Bernard discovers the new one from experienced blueser 

When this one arrived in my Inbox for review my first though was ‘Gary Hoey? Never heard of him’. However it was a Mascot release and that immediately got my attention as they seem to act as a good filter for me. My rule of thumb is that if they have released it, then I will like it.

The first thing I did was to research Gary Hoey and he’s got quite a track record. Not only did he audition for Ozzy Osbourne (Zakk Wylde got the job, so no shame there) but he also had a Top 5 hit in the 90’s with a cover of ‘Hocus Pocus’.  He’s also toured in support of and/or played with all sorts of names from Brain May to Jeff Beck.
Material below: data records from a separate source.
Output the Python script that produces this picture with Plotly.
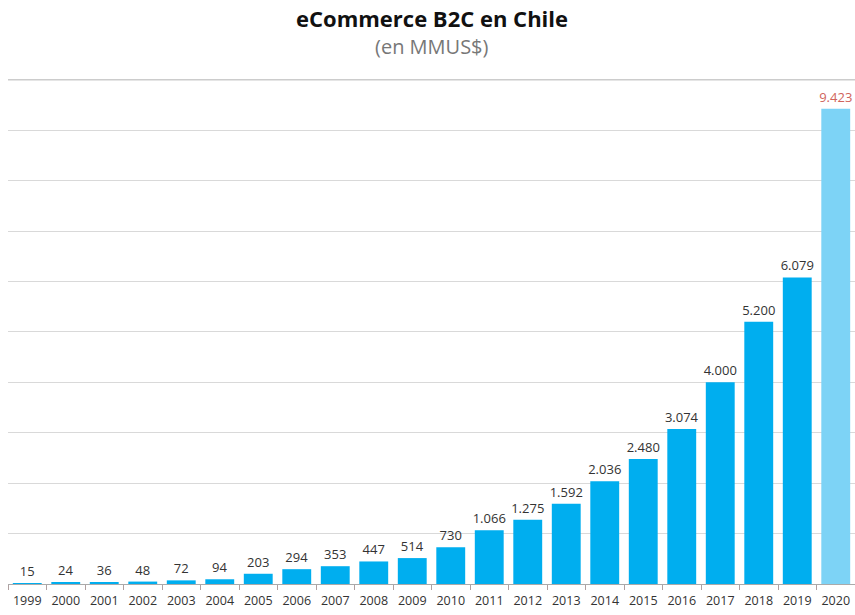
import plotly.graph_objects as go

years = [str(y) for y in range(1999, 2021)]
values = [15, 24, 36, 48, 72, 94, 203, 294, 353, 447, 514, 730, 1066, 1275,
          1592, 2036, 2480, 3074, 4000, 5200, 6079, 9423]
y_max = 10000

bar_colors = ["#00AEEF"] * (len(values) - 1) + ["#7DD3F6"]
label_colors = ["#333333"] * (len(values) - 1) + ["#D0645C"]
labels = [f"{v:,}".replace(",", ".") for v in values]

fig = go.Figure(go.Bar(
    x=years, y=values,
    marker=dict(color=bar_colors, line=dict(width=0)),
    text=labels, textposition="outside", constraintext="none",
    textfont=dict(color=label_colors, size=13, family="Open Sans"),
    cliponaxis=False,
    hoverinfo="x+y",
))

fig.update_layout(
    width=855, height=615,
    margin=dict(l=8, r=0, t=79, b=31, autoexpand=False),
    paper_bgcolor="white", plot_bgcolor="white",
    bargap=0.25,
    showlegend=False,
    font=dict(family="Open Sans", color="#333333"),
    xaxis=dict(
        type="category", tickson="boundaries", ticks="outside", ticklen=5,
        tickangle=0, automargin=False, ticklabelstandoff=5,
        tickcolor="#B0A0A0", showline=True, linecolor="#AAAAAA", linewidth=1,
        tickfont=dict(size=12.5, color="#333333"), showgrid=False,
    ),
    yaxis=dict(
        range=[0, y_max + 15], dtick=1000, showticklabels=False, automargin=False,
        showgrid=True, gridcolor="#D9D9D9", gridwidth=1, zeroline=False,
    ),
    shapes=[
        dict(type="line", xref="paper", x0=0, x1=1, yref="y", y0=y_max, y1=y_max,
             line=dict(color="#CCCCCC", width=1.5), layer="below"),
    ],
    annotations=[
        dict(text="<b>eCommerce B2C en Chile</b>", x=0.5, y=1 + 61 / 505,
             xref="paper", yref="paper", showarrow=False, yanchor="middle",
             font=dict(size=22, color="#111111", family="Open Sans")),
        dict(text="(en MMUS$)", x=0.5, y=1 + 32 / 505,
             xref="paper", yref="paper", showarrow=False, yanchor="middle",
             font=dict(size=20, color="#777777", family="Open Sans")),
    ],
)

fig.write_html("out.html")
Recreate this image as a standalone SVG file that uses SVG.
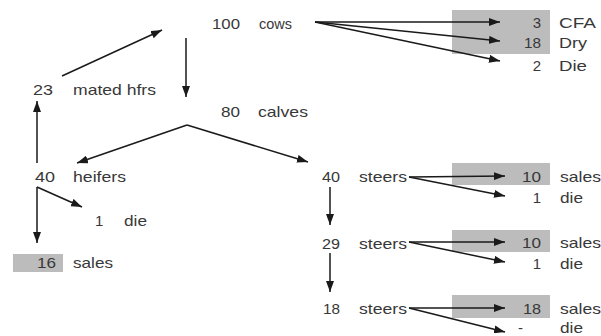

Now 55, his last album in 2013 (Deja Blues), was his first attempt at a true blues album and this release is in the same vain. It covers all sorts of blues styles featuring his Stratocaster playing and there is even a power ballad with Lita Ford on shared vocals. Other musicians in the power trio line-up are Matt Scurfield on drums and AJ Pappas on bass. They do a fine job in anchoring the songs, leaving the space for Hoey’s guitar fireworks.

All the songs on this 11 track collection are good. The album kicks off with ‘Box Car Blues’, a slide guitar driven rocker that would grace any Joe Bonamassa record.  ‘Who’s Your Daddy’ is a gentler blues shuffle which leads into ‘Born To Love You’ – this is a great song and sounds like Billy Gibbons is an obvious influence. Lead song off the album is ‘Dust & Bones’ and this should be on rock radio everywhere if the Band’s publicist is good at their job; it’s a great song, still heavy but commercial at the same time. ‘Steam Roller’ is listed as a Johnny Winter tribute and I can’t think of a better description for it. The afore mentioned power ballad, ‘Coming Home’, is actually very good and features some of the best guitar work on the entire record. This leads into ‘Ghost Of Yesterday’ and I think this is another terrific song that could do well as a single. An up-tempo number with a catchy chorus and capped with a lengthy solo. ‘This Time Tomorrow’, ‘Back Against The Wall’ and ‘Blind Faith’ are all good but with three entirely different styles. These lead to album closer ‘Soul Surfer’. It’s is the only instrumental on the album and it’s a nice way to finish.

This is an album that will appeal to all blues rock fans and if the album is anything to go by, then his live show, if it makes it over here, will be very loud and very good.